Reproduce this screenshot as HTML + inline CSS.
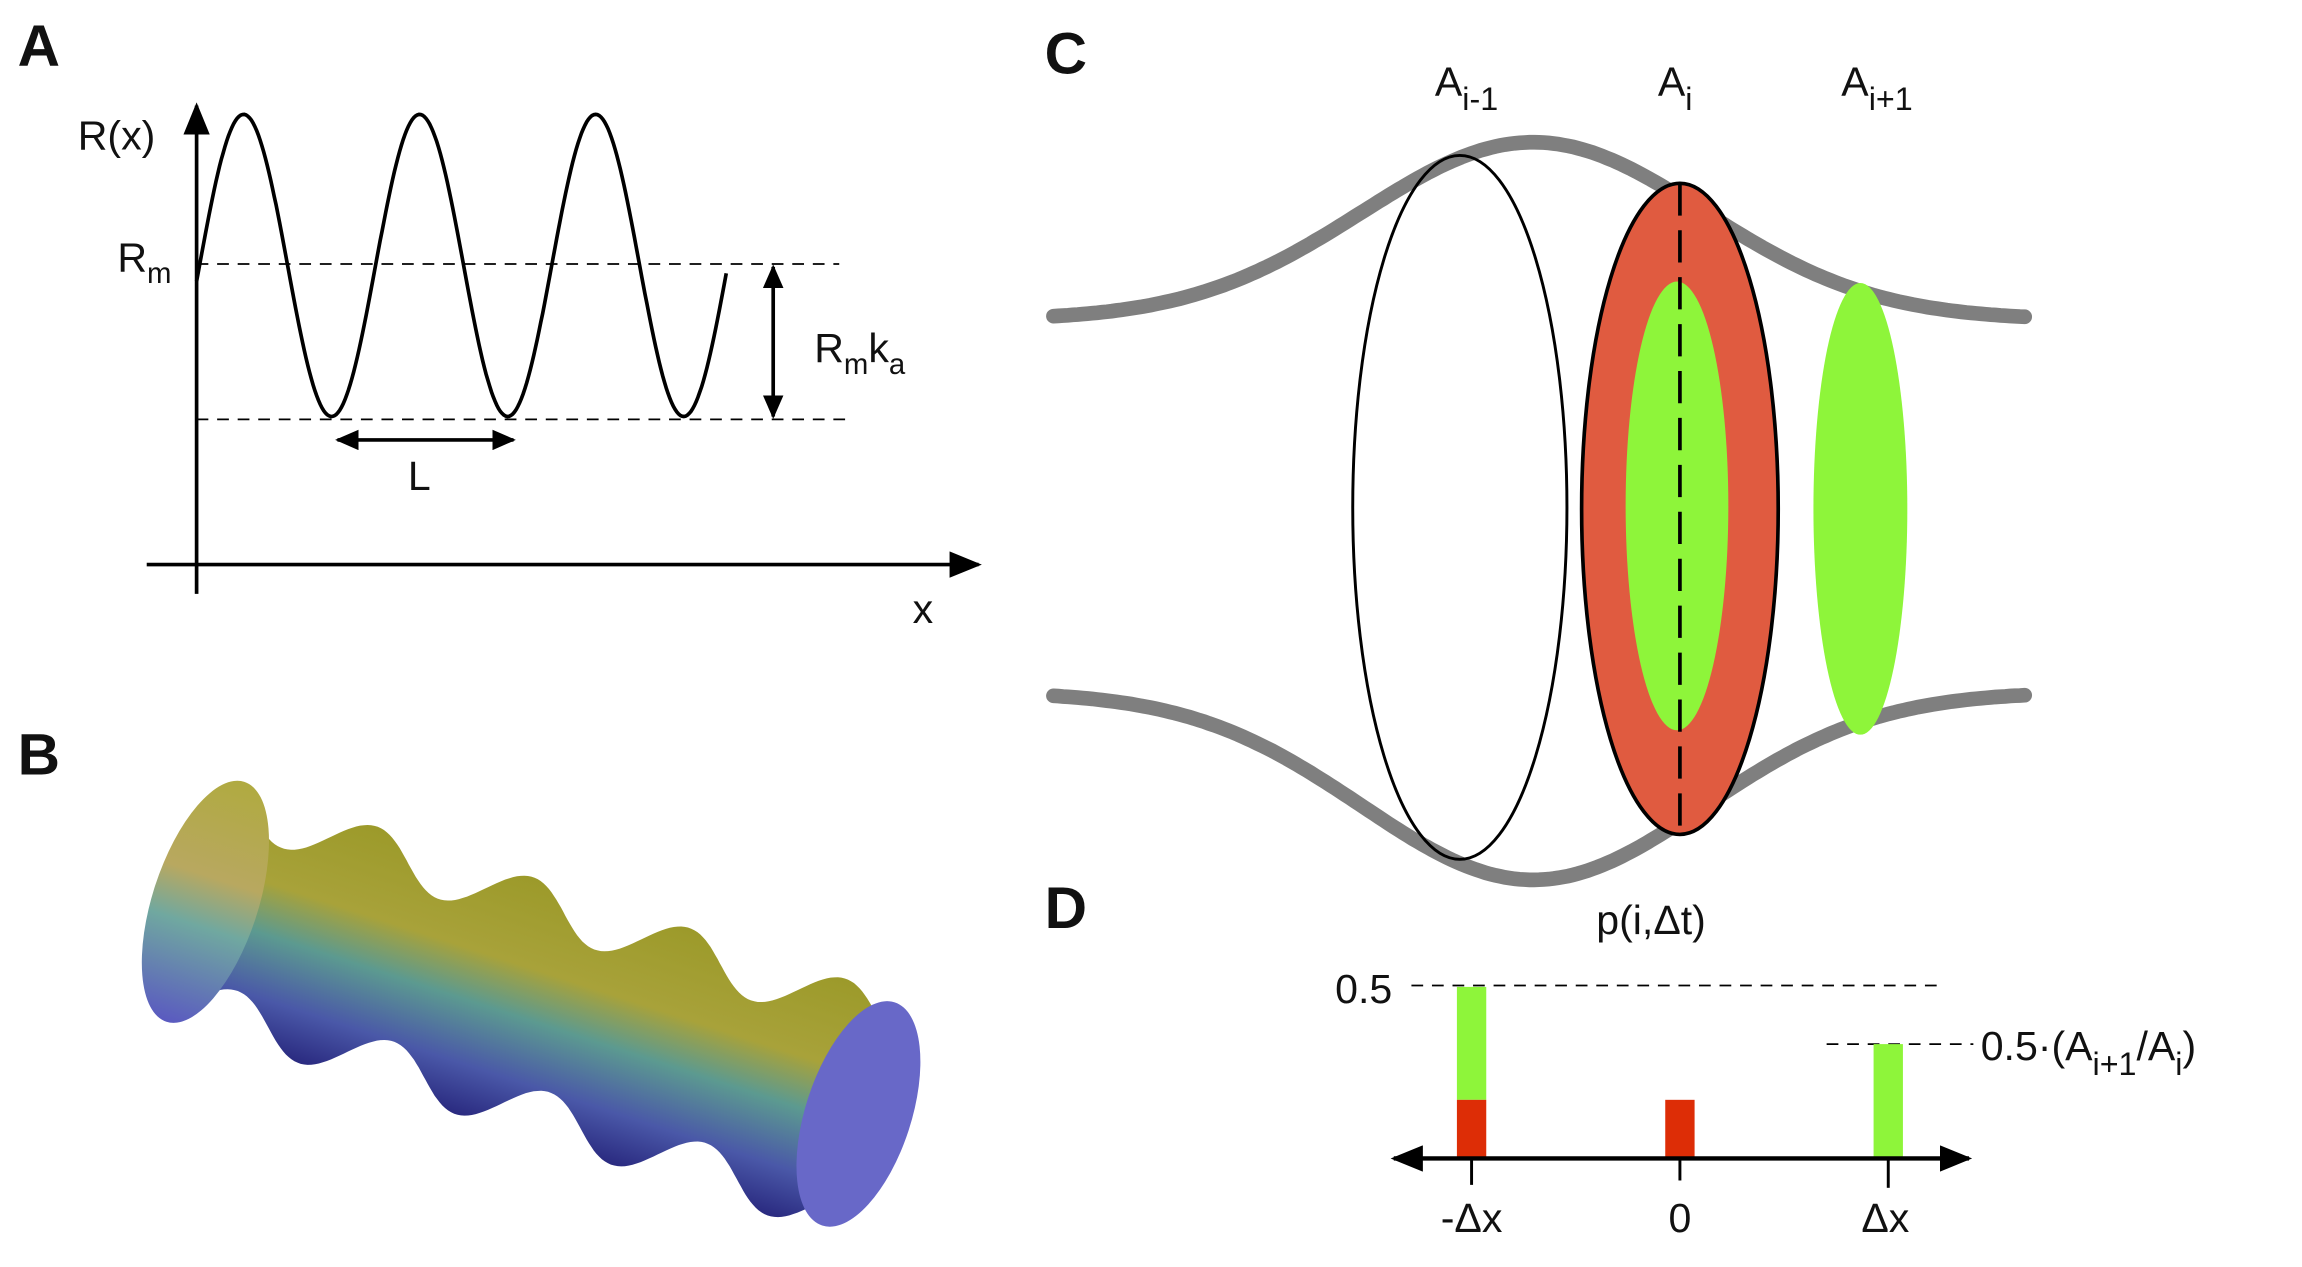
<!DOCTYPE html>
<html><head><meta charset="utf-8"><style>
html,body{margin:0;padding:0;background:#fff}
svg{display:block}
text{font-family:"Liberation Sans",sans-serif;fill:#111}
.lab{font-weight:bold;font-size:40px}
.t{font-size:28px}
</style></head><body>
<svg id="s" width="2302" height="1267" viewBox="0 0 1569 864" preserveAspectRatio="none" xmlns="http://www.w3.org/2000/svg">
<defs>
<marker id="arL" viewBox="0 0 10 10" markerWidth="22" markerHeight="18" refX="9" refY="5" orient="auto-start-reverse" markerUnits="userSpaceOnUse" preserveAspectRatio="none"><path d="M0,0 L10,5 L0,10z" fill="#000"/></marker>
<marker id="arS" viewBox="0 0 10 10" markerWidth="16" markerHeight="14" refX="9" refY="5" orient="auto-start-reverse" markerUnits="userSpaceOnUse" preserveAspectRatio="none"><path d="M0,0 L10,5 L0,10z" fill="#000"/></marker>
<linearGradient id="tg" x1="0" y1="0" x2="0" y2="1">
<stop offset="0" stop-color="#9c9a2a"/><stop offset="0.35" stop-color="#a8a23a"/><stop offset="0.55" stop-color="#5c9a90"/><stop offset="0.8" stop-color="#4a58a8"/><stop offset="1" stop-color="#2a2a80"/>
</linearGradient>
<linearGradient id="eg" x1="0" y1="0" x2="0" y2="1">
<stop offset="0" stop-color="#b0aa40"/><stop offset="0.4" stop-color="#b8a860"/><stop offset="0.6" stop-color="#70a8a0"/><stop offset="1" stop-color="#5a5ac0"/>
</linearGradient>
</defs>
<text class="lab" x="12" y="45">A</text>
<text class="lab" x="12" y="528">B</text>
<text class="lab" x="712" y="50">C</text>
<text class="lab" x="712" y="633">D</text>

<line x1="134" y1="405" x2="134" y2="72" stroke="#000" stroke-width="2.5" marker-end="url(#arL)"/>
<line x1="100" y1="385" x2="667" y2="385" stroke="#000" stroke-width="2.5" marker-end="url(#arL)"/>
<path id="sine" fill="none" stroke="#000" stroke-width="2.5"/>
<line x1="134" y1="180" x2="572" y2="180" stroke="#000" stroke-width="1.2" stroke-dasharray="8,6"/>
<line x1="134" y1="286" x2="580" y2="286" stroke="#000" stroke-width="1.2" stroke-dasharray="8,6"/>
<line x1="527" y1="182" x2="527" y2="284" stroke="#000" stroke-width="2.5" marker-start="url(#arS)" marker-end="url(#arS)"/>
<line x1="230" y1="300" x2="350" y2="300" stroke="#000" stroke-width="2.5" marker-start="url(#arS)" marker-end="url(#arS)"/>
<text class="t" x="53" y="102">R(x)</text>
<text class="t" x="80" y="185">R<tspan font-size="20" dy="8">m</tspan></text>
<text class="t" x="555" y="247">R<tspan font-size="20" dy="8">m</tspan><tspan dy="-8">k</tspan><tspan font-size="20" dy="8">a</tspan></text>
<text class="t" x="278" y="334">L</text>
<text class="t" x="622" y="425">x</text>

<g transform="translate(140,615) rotate(18)">
<path id="tube" fill="url(#tg)"/>
<ellipse cx="0" cy="0" rx="36" ry="86" fill="url(#eg)"/>
<ellipse cx="468" cy="0" rx="36" ry="80" fill="#6868c8"/>
</g>

<path id="tt" fill="none" stroke="#7f7f7f" stroke-width="10" stroke-linecap="round"/>
<path id="tb" fill="none" stroke="#7f7f7f" stroke-width="10" stroke-linecap="round"/>
<ellipse cx="995" cy="346" rx="73" ry="240" fill="none" stroke="#000" stroke-width="2"/>
<ellipse cx="1145" cy="347" rx="67" ry="222" fill="#e05b40" stroke="#000" stroke-width="2.5"/>
<ellipse cx="1143" cy="345" rx="35" ry="153" fill="#8ef53a"/>
<ellipse cx="1268" cy="347" rx="32" ry="154" fill="#8ef53a"/>
<line x1="1145" y1="125" x2="1145" y2="570" stroke="#000" stroke-width="2.5" stroke-dasharray="22,10"/>
<text class="t" x="978" y="65">A<tspan font-size="22" dy="10">i-1</tspan></text>
<text class="t" x="1130" y="65">A<tspan font-size="22" dy="10">i</tspan></text>
<text class="t" x="1255" y="65">A<tspan font-size="22" dy="10">i+1</tspan></text>

<text class="t" x="1088" y="637">p(i,Δt)</text>
<line x1="962" y1="672" x2="1322" y2="672" stroke="#000" stroke-width="1.2" stroke-dasharray="8,6"/>
<line x1="1245" y1="712" x2="1345" y2="712" stroke="#000" stroke-width="1.2" stroke-dasharray="8,6"/>
<rect x="993" y="673" width="20" height="77" fill="#8ef53a"/>
<rect x="993" y="750" width="20" height="39" fill="#dd2d06"/>
<rect x="1135" y="750" width="20" height="39" fill="#dd2d06"/>
<rect x="1277" y="712" width="20" height="77" fill="#8ef53a"/>
<line x1="950" y1="790" x2="1342" y2="790" stroke="#000" stroke-width="3" marker-start="url(#arL)" marker-end="url(#arL)"/>
<line x1="1003" y1="790" x2="1003" y2="808" stroke="#000" stroke-width="2"/>
<line x1="1145" y1="790" x2="1145" y2="805" stroke="#000" stroke-width="2"/>
<line x1="1287" y1="790" x2="1287" y2="810" stroke="#000" stroke-width="2"/>
<text class="t" x="910" y="684">0.5</text>
<text class="t" x="1350" y="723">0.5·(A<tspan font-size="22" dy="10">i+1</tspan><tspan dy="-10">/A</tspan><tspan font-size="22" dy="10">i</tspan><tspan dy="-10">)</tspan></text>
<text class="t" x="1003" y="840" text-anchor="middle">-Δx</text>
<text class="t" x="1145" y="840" text-anchor="middle">0</text>
<text class="t" x="1285" y="840" text-anchor="middle">Δx</text>
</svg>
<script>
(function(){
function pts(f,a,b,n){var d="";for(var i=0;i<=n;i++){var x=a+(b-a)*i/n;d+=(i?"L":"M")+x.toFixed(1)+","+f(x).toFixed(1);}return d;}
document.getElementById("sine").setAttribute("d",pts(function(x){return 181-103*Math.sin(2*Math.PI*(x-136)/120);},134,495,300));
function g(x){return Math.exp(-Math.pow((x-1045)/165,2));}
document.getElementById("tt").setAttribute("d",pts(function(x){return 218-121*g(x);},718,1380,200));
document.getElementById("tb").setAttribute("d",pts(function(x){return 472+128*g(x);},718,1380,200));
function r(x){return 68+17*Math.cos(2*Math.PI*(x-95)/112);}
var up="",dn="";
for(var i=0;i<=200;i++){var x=468*i/200;up+=(i?"L":"M")+x.toFixed(1)+","+(-r(x)).toFixed(1);}
for(var j=200;j>=0;j--){var x2=468*j/200;dn+="L"+x2.toFixed(1)+","+r(x2).toFixed(1);}
document.getElementById("tube").setAttribute("d",up+dn+"Z");
})();
</script>
</body></html>
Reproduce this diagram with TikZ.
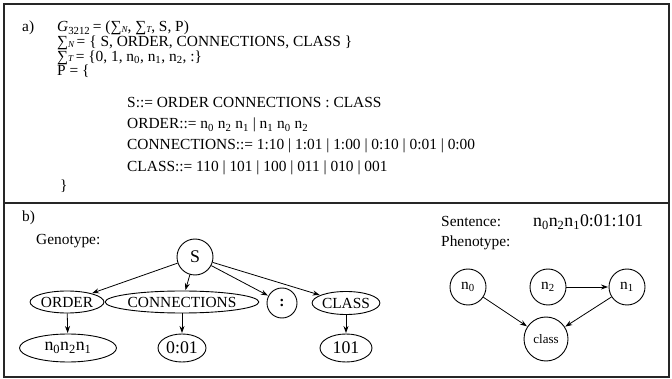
\documentclass[tikz,border=0pt]{standalone}
\usepackage{fontspec}
\setmainfont{Liberation Serif}
\usetikzlibrary{shapes.geometric,arrows.meta}
\newcommand{\sgm}[1]{\char"2211\raisebox{-0.5pt}{\fontsize{9}{10}\selectfont\itshape #1}}
\newcommand{\nn}[1]{n\textsubscript{#1}}
\tikzset{
  txt/.style={anchor=base west,inner sep=0pt,font=\fontsize{15.4}{18}\selectfont},
  big/.style={font=\fontsize{17.8}{20}\selectfont},
  oval/.style={draw,ellipse,inner sep=0pt,line width=0.9pt,font=\fontsize{15.4}{18}\selectfont},
  ring/.style={draw,circle,inner sep=0pt,line width=0.9pt,font=\fontsize{15.4}{18}\selectfont},
  arr/.style={-{Stealth[length=7pt,width=5pt]},line width=0.8pt,shorten >=0.5pt},
  frame/.style={line width=1.2pt,draw=black!85}
}
\begin{document}
\begin{tikzpicture}[x=1pt,y=-1pt]
\useasboundingbox (0,0) rectangle (672,379);
% outer frame and divider
\draw[frame] (4,4) rectangle (669,377);
\draw[frame] (4,203) -- (669,203);

% part a: the grammar
\node[txt] (la) at (22,32) {a)};
\node[txt] (g1) at (57,32) {{\itshape G}\textsubscript{3212}\,= (\sgm{N}, \sgm{T}, S, P)};
\node[txt] (g2) at (57,47) {\sgm{N}\,= \{ S, ORDER, CONNECTIONS, CLASS \}};
\node[txt] (g3) at (57,61.5) {\sgm{T}\,= \{0, 1, \nn{0}, \nn{1}, \nn{2}, :\}};
\node[txt] (g4) at (57,76) {P = \{};
\node[txt] (p1) at (127,108) {S::= ORDER CONNECTIONS : CLASS};
\node[txt] (p2) at (127,129) {ORDER::= \nn{0} \nn{2} \nn{1} | \nn{1} \nn{0} \nn{2}};
\node[txt] (p3) at (127,150) {CONNECTIONS::= 1:10 | 1:01 | 1:00 | 0:10 | 0:01 | 0:00};
\node[txt] (p4) at (127,172) {CLASS::= 110 | 101 | 100 | 011 | 010 | 001};
\node[txt] (g5) at (60,191) {\}};

% part b: genotype tree
\node[txt] (lb) at (22,222) {b)};
\node[txt] (gt) at (36,245) {Genotype:};
\node[ring,minimum size=36pt,big] (S) at (195,257) {S};
\node[oval,minimum width=70pt,minimum height=22pt] (ord) at (67,302) {ORDER};
\node[oval,minimum width=142pt,minimum height=22pt] (con) at (182,302) {CONNECTIONS};
\node[ring,minimum size=30pt] (col) at (282,303) {\textbf{:}};
\node[oval,minimum width=64pt,minimum height=23pt] (cls) at (346,303) {CLASS};
\node[oval,minimum width=97pt,minimum height=28pt,big] (ordv) at (68,348) {\nn{0}\nn{2}\nn{1}};
\node[oval,minimum width=48pt,minimum height=28pt,big] (conv) at (182,348) {0:01};
\node[oval,minimum width=52pt,minimum height=28pt,big] (clsv) at (346,348) {101};
\draw[arr] (S) -- (ord);
\draw[arr] (S) -- (con);
\draw[arr] (S) -- (col);
\draw[arr] (S) -- (cls);
\draw[arr] (ord) -- (ordv);
\draw[arr] (con) -- (conv);
\draw[arr] (cls) -- (clsv);

% part b: sentence and phenotype network
\node[txt] (sl) at (441,227) {Sentence:};
\node[txt,big] (sv) at (533,227) {\nn{0}\nn{2}\nn{1}0:01:101};
\node[txt] (pl) at (441,247) {Phenotype:};
\node[ring,minimum size=36pt] (n0) at (468,287) {\nn{0}};
\node[ring,minimum size=36pt] (n2) at (548,287) {\nn{2}};
\node[ring,minimum size=36pt] (n1) at (627,287) {\nn{1}};
\node[ring,minimum size=44pt,font=\fontsize{13}{15}\selectfont] (cl) at (546,339) {class};
\draw[arr] (n2) -- (n1);
\draw[arr] (n0) -- (cl);
\draw[arr] (n1) -- (cl);
\end{tikzpicture}
\end{document}
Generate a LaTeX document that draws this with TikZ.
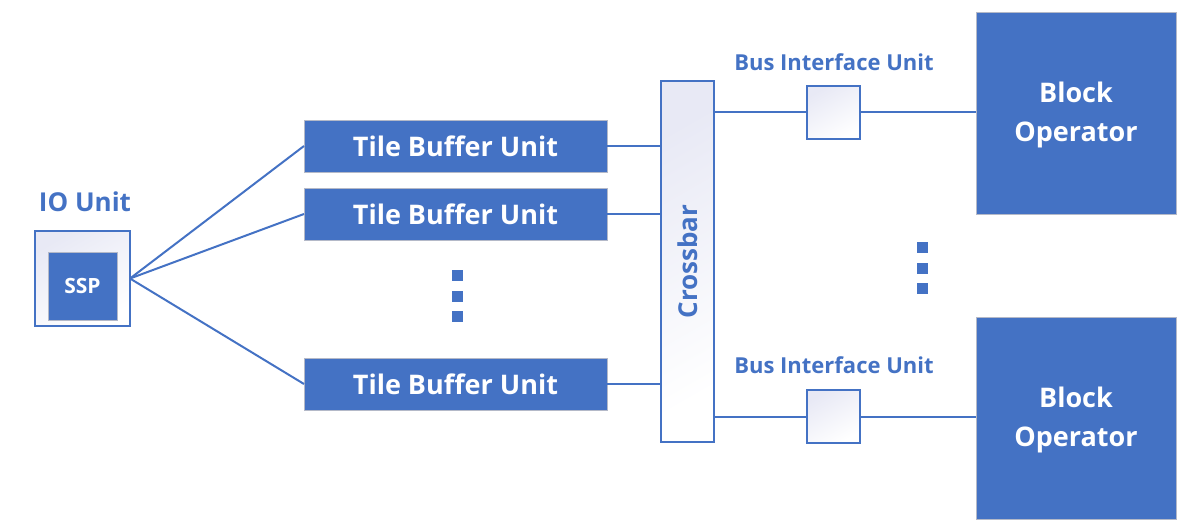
\documentclass[tikz,border=0pt]{standalone}
\usepackage{fontspec}
\setmainfont{Open Sans}
\definecolor{ublue}{HTML}{4472C4}
\definecolor{lav}{HTML}{E8E9F5}
\definecolor{edgegray}{HTML}{B4B9C8}
\tikzset{
  fillbox/.style={draw=edgegray, line width=0.8pt, fill=ublue, text=white, font=\bfseries\fontsize{27}{32}\selectfont, inner sep=0pt, outer sep=0pt, align=center},
  lightbox/.style={draw=ublue, line width=2pt, top color=lav, bottom color=white, shading angle=30, inner sep=0pt, outer sep=0pt},
  wire/.style={draw=ublue, line width=2pt},
  lbl/.style={text=ublue, font=\bfseries, inner sep=0pt},
  dot/.style={fill=ublue, minimum size=11pt, inner sep=0pt, draw=none}
}
\begin{document}
\begin{tikzpicture}[x=1pt,y=-1pt]
\useasboundingbox (0,0) rectangle (1192,532);
% IO unit
\node[lightbox, minimum width=95pt, minimum height=95pt] (io) at (82.5,278.5) {};
\node[fillbox, minimum width=69pt, minimum height=68pt, font=\bfseries\fontsize{21}{24}\selectfont] (ssp) at (82.5,286) {SSP};
\node[lbl, font=\bfseries\fontsize{26}{30}\selectfont] (iolbl) at (85,202) {IO Unit};
% tile buffers
\node[fillbox, minimum width=303pt, minimum height=52pt] (tb1) at (455.5,146) {Tile Buffer Unit};
\node[fillbox, minimum width=303pt, minimum height=52pt] (tb2) at (455.5,214) {Tile Buffer Unit};
\node[fillbox, minimum width=303pt, minimum height=52pt] (tb3) at (455.5,384) {Tile Buffer Unit};
\node[dot] (d1) at (457.5,275) {};
\node[dot] (d2) at (457.5,296) {};
\node[dot] (d3) at (457.5,316) {};
% crossbar
\node[lightbox, minimum width=53pt, minimum height=361pt] (xbar) at (687.5,261.5) {};
\node[lbl, rotate=90, font=\bfseries\fontsize{26}{30}\selectfont] (xlbl) at (xbar.center) {Crossbar};
% bus interface units
\node[lightbox, minimum width=53pt, minimum height=53pt] (biu1) at (833.5,112.5) {};
\node[lightbox, minimum width=53pt, minimum height=53pt] (biu2) at (833.5,416.5) {};
\node[lbl, font=\bfseries\fontsize{22}{26}\selectfont] (bl1) at (834,62) {Bus Interface Unit};
\node[lbl, font=\bfseries\fontsize{22}{26}\selectfont] (bl2) at (834,365) {Bus Interface Unit};
% block operators
\node[fillbox, minimum width=200pt, minimum height=202pt] (bo1) at (1076,113) {};
\node[fillbox, minimum width=200pt, minimum height=202pt] (bo2) at (1076,418) {};
\node[text=white, font=\bfseries\fontsize{27}{39}\selectfont, align=center, inner sep=0pt] (bt1) at ([yshift=-2pt]bo1.center) {Block\\Operator};
\node[text=white, font=\bfseries\fontsize{27}{39}\selectfont, align=center, inner sep=0pt] (bt2) at ([yshift=-2pt]bo2.center) {Block\\Operator};
\node[dot] (e1) at (922,247) {};
\node[dot] (e2) at (922,268) {};
\node[dot] (e3) at (922,288) {};
% wires
\draw[wire] (io.east) -- (tb1.west);
\draw[wire] (io.east) -- (tb2.west);
\draw[wire] (io.east) -- (tb3.west);
\draw[wire] (tb1.east) -- (tb1.east -| xbar.west);
\draw[wire] (tb2.east) -- (tb2.east -| xbar.west);
\draw[wire] (tb3.east) -- (tb3.east -| xbar.west);
\draw[wire] (biu1.west -| xbar.east) -- (biu1.west);
\draw[wire] (biu2.west -| xbar.east) -- (biu2.west);
\draw[wire] (biu1.east) -- (biu1.east -| bo1.west);
\draw[wire] (biu2.east) -- (biu2.east -| bo2.west);
\end{tikzpicture}
\end{document}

GOAL OF THE EXERCISE:
Collect the complete line wherever the string "with" appears in the records.

ANSWER BELOW:
Reproduce this diagram with TikZ.
Generate a LaTeX document that draws this with TikZ.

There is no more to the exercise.